Thursday, October 6, 2011

New Menu Night: Chicken Pot Pie

Today was cold and rainy.  I am having a hard time getting used to the weather change.  A week ago it was in the 80's and today was barely in the 50's.  When the weather changes drastically like that, my poor body can't take it and it seems like I always end up with a cold.  Yuck!  So there I was today pouting about being cold and having one to boot!  Then I realized today is Thursday!  I could have very easily panicked, but I took one look at the menu and saw the perfect dish.

Every Thursday in our house is New Menu Night.  I figure in order to expand my gluten free world, I need to keep learning and growing.  Each Thursday I either try something completely new or convert an old recipe.  Tonight was Chicken Pot Pie.  Good old comfort food.  Now that is exactly what I needed.

I tried a few new things in this recipe.  First, to make it gluten free.  Second to use fresh ingredients.  And Third, to make it dairy free as well. 

Chicken Pot Pie:

Chicken 4-5 boneless, skinless thighs
olive oil
3 carrots chopped
1 onion chopped
4 celery stalks chopped
1 cup of frozen peas
2 cloves of minced garlic
1/2 Cup of flour (I used Bob's Red Mill Gluten-Free All-Purpose Flour)
3 chicken bouillon cubes
2 cups of water
2 cups of soy milk
Seasonings (Salt, Garlic Pepper, Garlic & Basil)

The Topping:
1 1/2 Cups of GF Bisquick Mix
1 Cup soy milk
2 egg
4 Tbsp of melted butter

Preheat your oven to 350 degrees.

Cook chicken with a little olive oil in a large skillet.  Remove and add chopped carrots, onions, celery, and garlic.  Cook over medium heat until the onions are translucent.  Cut the chicken into small pieces and return it to the pan.  Add peas. 

Mix flour in with chicken and vegetables to coat.  Add milk, water, bouillon cubes and seasonings.  Heat thoroughly.

Pour mixture into a casserole dish.  In a separate bowl.  Mix Bisquick mix, soy milk, eggs, and melted butter together.  Spoon on top of chicken mixture.
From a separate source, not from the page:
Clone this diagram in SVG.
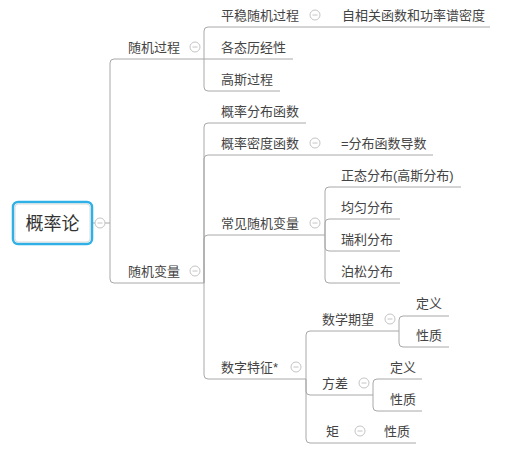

Bake at 350 degrees for 30-40 minutes or until topping is golden brown.  A toothpick inserted into the topping layer should come out clean.

The approximate cost for this dish is $7.50 and it easily feeds a family of five. We even had leftovers. You could use this as a quick stand-alone dish or pair it with this salad for an additional $2.40. Bringing your total to $9.80. 
This is a simple salad made with romaine lettuce, grape tomatoes, mandarin oranges, and avocado slices.  I tossed it with a vinegar and oil dressing, a little salt and garlic pepper.  Yum!

A couple of things to note.  Not all bouillon cubes are gluten free.  The kind I use are the Herbox brand and can be found here.  Just read the label carefully.  Secondly, to make this completely dairy free you need to use a dairy free butter substitute.  We use Earth Balance.  If you haven't tried it, it tastes and cooks just like the real thing.  It is delicious.  I can't even tell the difference.  One other tip: if your Bisquick top is baked, but not browning, just place it under the broiler.  It browns very quickly and nicely.  Just watch it carefully so it does not burn!

So, how did this dish fare?  After a New Menu Night meal, we take a thumbs up or down vote.  The results were a resounding thumbs up!  I think my cold is already getting better!